Exercise instructions: Omit all pictures, then retype the data exactly as given.

Data section:
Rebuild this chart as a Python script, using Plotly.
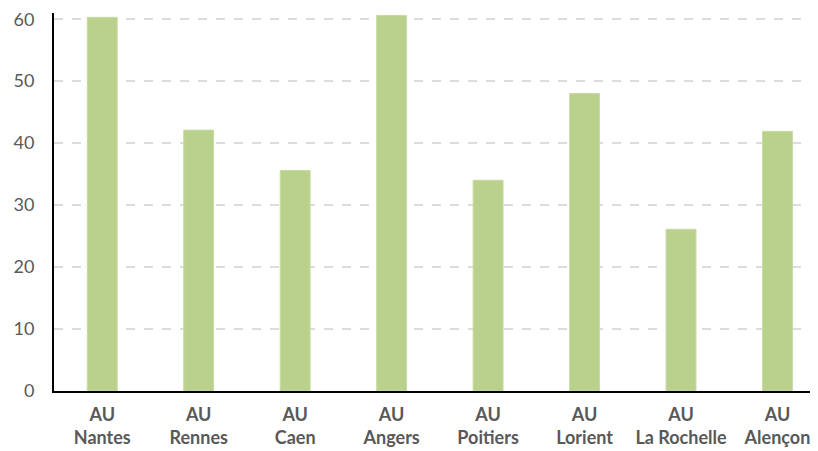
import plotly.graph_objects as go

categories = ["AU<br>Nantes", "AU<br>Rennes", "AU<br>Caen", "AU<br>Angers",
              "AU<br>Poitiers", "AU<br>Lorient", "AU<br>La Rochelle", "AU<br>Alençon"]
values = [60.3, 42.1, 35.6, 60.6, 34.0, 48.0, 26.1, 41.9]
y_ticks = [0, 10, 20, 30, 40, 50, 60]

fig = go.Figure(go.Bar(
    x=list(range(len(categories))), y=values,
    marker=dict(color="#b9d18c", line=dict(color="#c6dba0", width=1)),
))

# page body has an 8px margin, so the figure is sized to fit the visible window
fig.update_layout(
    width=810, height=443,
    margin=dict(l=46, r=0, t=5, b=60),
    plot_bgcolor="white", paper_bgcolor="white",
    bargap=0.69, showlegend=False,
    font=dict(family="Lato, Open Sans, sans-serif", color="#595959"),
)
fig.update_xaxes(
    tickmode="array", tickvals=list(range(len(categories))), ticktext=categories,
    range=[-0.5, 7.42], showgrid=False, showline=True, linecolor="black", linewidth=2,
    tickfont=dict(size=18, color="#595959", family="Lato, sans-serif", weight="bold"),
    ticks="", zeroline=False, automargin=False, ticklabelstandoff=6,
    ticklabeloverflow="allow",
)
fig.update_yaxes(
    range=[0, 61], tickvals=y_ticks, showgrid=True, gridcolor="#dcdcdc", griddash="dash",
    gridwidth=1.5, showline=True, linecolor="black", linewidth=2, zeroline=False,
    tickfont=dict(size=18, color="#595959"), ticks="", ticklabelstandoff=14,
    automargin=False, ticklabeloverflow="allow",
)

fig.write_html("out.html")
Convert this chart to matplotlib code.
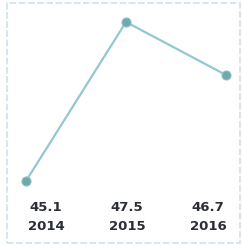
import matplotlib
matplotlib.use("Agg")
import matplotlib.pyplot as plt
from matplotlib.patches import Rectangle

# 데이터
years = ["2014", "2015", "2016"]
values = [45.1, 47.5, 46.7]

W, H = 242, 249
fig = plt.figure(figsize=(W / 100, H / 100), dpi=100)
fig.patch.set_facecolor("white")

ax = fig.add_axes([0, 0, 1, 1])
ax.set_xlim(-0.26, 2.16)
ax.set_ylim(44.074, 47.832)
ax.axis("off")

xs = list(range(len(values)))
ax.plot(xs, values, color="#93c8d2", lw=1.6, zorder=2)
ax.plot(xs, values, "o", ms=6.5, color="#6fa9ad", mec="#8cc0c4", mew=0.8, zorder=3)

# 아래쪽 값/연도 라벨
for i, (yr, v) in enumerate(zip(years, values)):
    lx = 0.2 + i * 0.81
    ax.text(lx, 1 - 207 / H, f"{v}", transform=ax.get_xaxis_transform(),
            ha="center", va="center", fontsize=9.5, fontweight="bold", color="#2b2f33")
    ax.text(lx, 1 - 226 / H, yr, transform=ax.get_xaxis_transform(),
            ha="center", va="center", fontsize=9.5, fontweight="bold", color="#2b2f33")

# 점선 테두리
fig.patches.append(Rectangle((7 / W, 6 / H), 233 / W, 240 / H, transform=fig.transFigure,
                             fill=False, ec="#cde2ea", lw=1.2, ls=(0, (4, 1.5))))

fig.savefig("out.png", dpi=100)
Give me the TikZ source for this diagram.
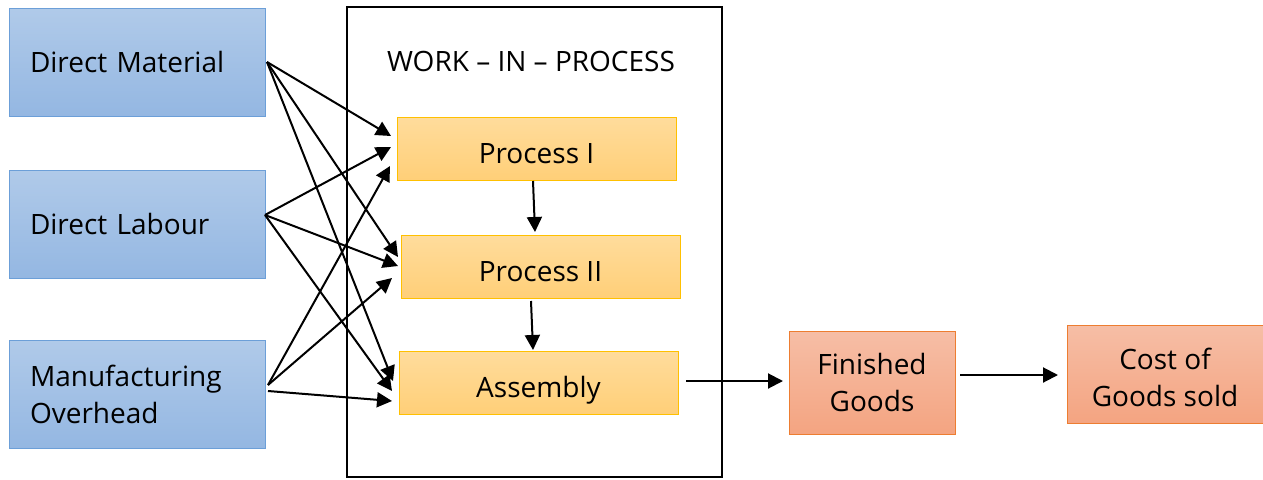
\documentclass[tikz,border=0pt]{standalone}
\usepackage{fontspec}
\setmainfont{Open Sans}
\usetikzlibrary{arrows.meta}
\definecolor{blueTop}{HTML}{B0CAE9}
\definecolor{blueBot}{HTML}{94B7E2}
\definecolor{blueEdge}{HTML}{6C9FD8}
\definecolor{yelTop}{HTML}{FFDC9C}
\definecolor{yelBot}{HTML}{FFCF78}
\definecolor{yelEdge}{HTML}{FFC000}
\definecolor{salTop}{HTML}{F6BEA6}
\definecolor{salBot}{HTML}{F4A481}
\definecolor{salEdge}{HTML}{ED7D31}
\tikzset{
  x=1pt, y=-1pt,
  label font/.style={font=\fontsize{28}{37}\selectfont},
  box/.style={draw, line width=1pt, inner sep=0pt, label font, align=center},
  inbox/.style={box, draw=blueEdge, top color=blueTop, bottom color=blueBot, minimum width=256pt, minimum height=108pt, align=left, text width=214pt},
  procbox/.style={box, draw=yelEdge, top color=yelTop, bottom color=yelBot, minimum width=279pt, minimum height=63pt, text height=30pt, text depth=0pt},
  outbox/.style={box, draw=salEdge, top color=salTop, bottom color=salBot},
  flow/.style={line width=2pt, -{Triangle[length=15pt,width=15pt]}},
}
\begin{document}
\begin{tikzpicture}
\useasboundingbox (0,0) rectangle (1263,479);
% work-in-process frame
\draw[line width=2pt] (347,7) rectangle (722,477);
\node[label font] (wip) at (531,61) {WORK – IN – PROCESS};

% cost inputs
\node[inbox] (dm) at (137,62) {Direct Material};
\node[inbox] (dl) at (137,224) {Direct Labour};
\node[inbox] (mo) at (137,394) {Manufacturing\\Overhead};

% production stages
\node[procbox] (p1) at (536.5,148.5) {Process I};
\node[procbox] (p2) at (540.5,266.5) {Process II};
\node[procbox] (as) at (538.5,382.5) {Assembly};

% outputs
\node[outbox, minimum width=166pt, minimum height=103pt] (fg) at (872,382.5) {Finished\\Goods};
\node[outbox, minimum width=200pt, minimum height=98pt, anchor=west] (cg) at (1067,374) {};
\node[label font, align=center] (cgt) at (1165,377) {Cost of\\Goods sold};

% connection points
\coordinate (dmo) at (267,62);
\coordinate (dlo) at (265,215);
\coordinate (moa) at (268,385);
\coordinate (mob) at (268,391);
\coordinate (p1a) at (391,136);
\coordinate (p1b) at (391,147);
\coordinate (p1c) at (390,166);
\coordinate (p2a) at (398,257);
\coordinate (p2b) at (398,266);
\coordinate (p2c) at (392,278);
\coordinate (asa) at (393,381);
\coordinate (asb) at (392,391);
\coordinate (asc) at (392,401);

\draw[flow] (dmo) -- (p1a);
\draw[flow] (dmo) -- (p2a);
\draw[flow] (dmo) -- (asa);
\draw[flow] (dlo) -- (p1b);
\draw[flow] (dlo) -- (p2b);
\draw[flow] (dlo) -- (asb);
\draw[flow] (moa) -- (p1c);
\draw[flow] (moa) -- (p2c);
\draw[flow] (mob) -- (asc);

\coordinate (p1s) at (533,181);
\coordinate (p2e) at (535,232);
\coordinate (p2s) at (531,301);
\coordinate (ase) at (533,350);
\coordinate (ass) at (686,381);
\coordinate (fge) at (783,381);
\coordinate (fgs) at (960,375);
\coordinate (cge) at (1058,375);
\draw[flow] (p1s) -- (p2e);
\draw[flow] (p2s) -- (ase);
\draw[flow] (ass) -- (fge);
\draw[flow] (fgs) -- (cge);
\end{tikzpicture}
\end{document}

Reply:
Rebuild this chart as a Python script, using Plotly.
import plotly.graph_objects as go

categories = ["AU<br>Nantes", "AU<br>Rennes", "AU<br>Caen", "AU<br>Angers",
              "AU<br>Poitiers", "AU<br>Lorient", "AU<br>La Rochelle", "AU<br>Alençon"]
values = [60.3, 42.1, 35.6, 60.6, 34.0, 48.0, 26.1, 41.9]
y_ticks = [0, 10, 20, 30, 40, 50, 60]

fig = go.Figure(go.Bar(
    x=list(range(len(categories))), y=values,
    marker=dict(color="#b9d18c", line=dict(color="#c6dba0", width=1)),
))

# page body has an 8px margin, so the figure is sized to fit the visible window
fig.update_layout(
    width=810, height=443,
    margin=dict(l=46, r=0, t=5, b=60),
    plot_bgcolor="white", paper_bgcolor="white",
    bargap=0.69, showlegend=False,
    font=dict(family="Lato, Open Sans, sans-serif", color="#595959"),
)
fig.update_xaxes(
    tickmode="array", tickvals=list(range(len(categories))), ticktext=categories,
    range=[-0.5, 7.42], showgrid=False, showline=True, linecolor="black", linewidth=2,
    tickfont=dict(size=18, color="#595959", family="Lato, sans-serif", weight="bold"),
    ticks="", zeroline=False, automargin=False, ticklabelstandoff=6,
    ticklabeloverflow="allow",
)
fig.update_yaxes(
    range=[0, 61], tickvals=y_ticks, showgrid=True, gridcolor="#dcdcdc", griddash="dash",
    gridwidth=1.5, showline=True, linecolor="black", linewidth=2, zeroline=False,
    tickfont=dict(size=18, color="#595959"), ticks="", ticklabelstandoff=14,
    automargin=False, ticklabeloverflow="allow",
)

fig.write_html("out.html")
Convert this chart to matplotlib code.
import matplotlib
matplotlib.use("Agg")
import matplotlib.pyplot as plt
from matplotlib.patches import Rectangle

# 데이터
years = ["2014", "2015", "2016"]
values = [45.1, 47.5, 46.7]

W, H = 242, 249
fig = plt.figure(figsize=(W / 100, H / 100), dpi=100)
fig.patch.set_facecolor("white")

ax = fig.add_axes([0, 0, 1, 1])
ax.set_xlim(-0.26, 2.16)
ax.set_ylim(44.074, 47.832)
ax.axis("off")

xs = list(range(len(values)))
ax.plot(xs, values, color="#93c8d2", lw=1.6, zorder=2)
ax.plot(xs, values, "o", ms=6.5, color="#6fa9ad", mec="#8cc0c4", mew=0.8, zorder=3)

# 아래쪽 값/연도 라벨
for i, (yr, v) in enumerate(zip(years, values)):
    lx = 0.2 + i * 0.81
    ax.text(lx, 1 - 207 / H, f"{v}", transform=ax.get_xaxis_transform(),
            ha="center", va="center", fontsize=9.5, fontweight="bold", color="#2b2f33")
    ax.text(lx, 1 - 226 / H, yr, transform=ax.get_xaxis_transform(),
            ha="center", va="center", fontsize=9.5, fontweight="bold", color="#2b2f33")

# 점선 테두리
fig.patches.append(Rectangle((7 / W, 6 / H), 233 / W, 240 / H, transform=fig.transFigure,
                             fill=False, ec="#cde2ea", lw=1.2, ls=(0, (4, 1.5))))

fig.savefig("out.png", dpi=100)
Give me the TikZ source for this diagram.
\documentclass[tikz,border=0pt]{standalone}
\usepackage{fontspec}
\setmainfont{Open Sans}
\usetikzlibrary{arrows.meta}
\definecolor{blueTop}{HTML}{B0CAE9}
\definecolor{blueBot}{HTML}{94B7E2}
\definecolor{blueEdge}{HTML}{6C9FD8}
\definecolor{yelTop}{HTML}{FFDC9C}
\definecolor{yelBot}{HTML}{FFCF78}
\definecolor{yelEdge}{HTML}{FFC000}
\definecolor{salTop}{HTML}{F6BEA6}
\definecolor{salBot}{HTML}{F4A481}
\definecolor{salEdge}{HTML}{ED7D31}
\tikzset{
  x=1pt, y=-1pt,
  label font/.style={font=\fontsize{28}{37}\selectfont},
  box/.style={draw, line width=1pt, inner sep=0pt, label font, align=center},
  inbox/.style={box, draw=blueEdge, top color=blueTop, bottom color=blueBot, minimum width=256pt, minimum height=108pt, align=left, text width=214pt},
  procbox/.style={box, draw=yelEdge, top color=yelTop, bottom color=yelBot, minimum width=279pt, minimum height=63pt, text height=30pt, text depth=0pt},
  outbox/.style={box, draw=salEdge, top color=salTop, bottom color=salBot},
  flow/.style={line width=2pt, -{Triangle[length=15pt,width=15pt]}},
}
\begin{document}
\begin{tikzpicture}
\useasboundingbox (0,0) rectangle (1263,479);
% work-in-process frame
\draw[line width=2pt] (347,7) rectangle (722,477);
\node[label font] (wip) at (531,61) {WORK – IN – PROCESS};

% cost inputs
\node[inbox] (dm) at (137,62) {Direct Material};
\node[inbox] (dl) at (137,224) {Direct Labour};
\node[inbox] (mo) at (137,394) {Manufacturing\\Overhead};

% production stages
\node[procbox] (p1) at (536.5,148.5) {Process I};
\node[procbox] (p2) at (540.5,266.5) {Process II};
\node[procbox] (as) at (538.5,382.5) {Assembly};

% outputs
\node[outbox, minimum width=166pt, minimum height=103pt] (fg) at (872,382.5) {Finished\\Goods};
\node[outbox, minimum width=200pt, minimum height=98pt, anchor=west] (cg) at (1067,374) {};
\node[label font, align=center] (cgt) at (1165,377) {Cost of\\Goods sold};

% connection points
\coordinate (dmo) at (267,62);
\coordinate (dlo) at (265,215);
\coordinate (moa) at (268,385);
\coordinate (mob) at (268,391);
\coordinate (p1a) at (391,136);
\coordinate (p1b) at (391,147);
\coordinate (p1c) at (390,166);
\coordinate (p2a) at (398,257);
\coordinate (p2b) at (398,266);
\coordinate (p2c) at (392,278);
\coordinate (asa) at (393,381);
\coordinate (asb) at (392,391);
\coordinate (asc) at (392,401);

\draw[flow] (dmo) -- (p1a);
\draw[flow] (dmo) -- (p2a);
\draw[flow] (dmo) -- (asa);
\draw[flow] (dlo) -- (p1b);
\draw[flow] (dlo) -- (p2b);
\draw[flow] (dlo) -- (asb);
\draw[flow] (moa) -- (p1c);
\draw[flow] (moa) -- (p2c);
\draw[flow] (mob) -- (asc);

\coordinate (p1s) at (533,181);
\coordinate (p2e) at (535,232);
\coordinate (p2s) at (531,301);
\coordinate (ase) at (533,350);
\coordinate (ass) at (686,381);
\coordinate (fge) at (783,381);
\coordinate (fgs) at (960,375);
\coordinate (cge) at (1058,375);
\draw[flow] (p1s) -- (p2e);
\draw[flow] (p2s) -- (ase);
\draw[flow] (ass) -- (fge);
\draw[flow] (fgs) -- (cge);
\end{tikzpicture}
\end{document}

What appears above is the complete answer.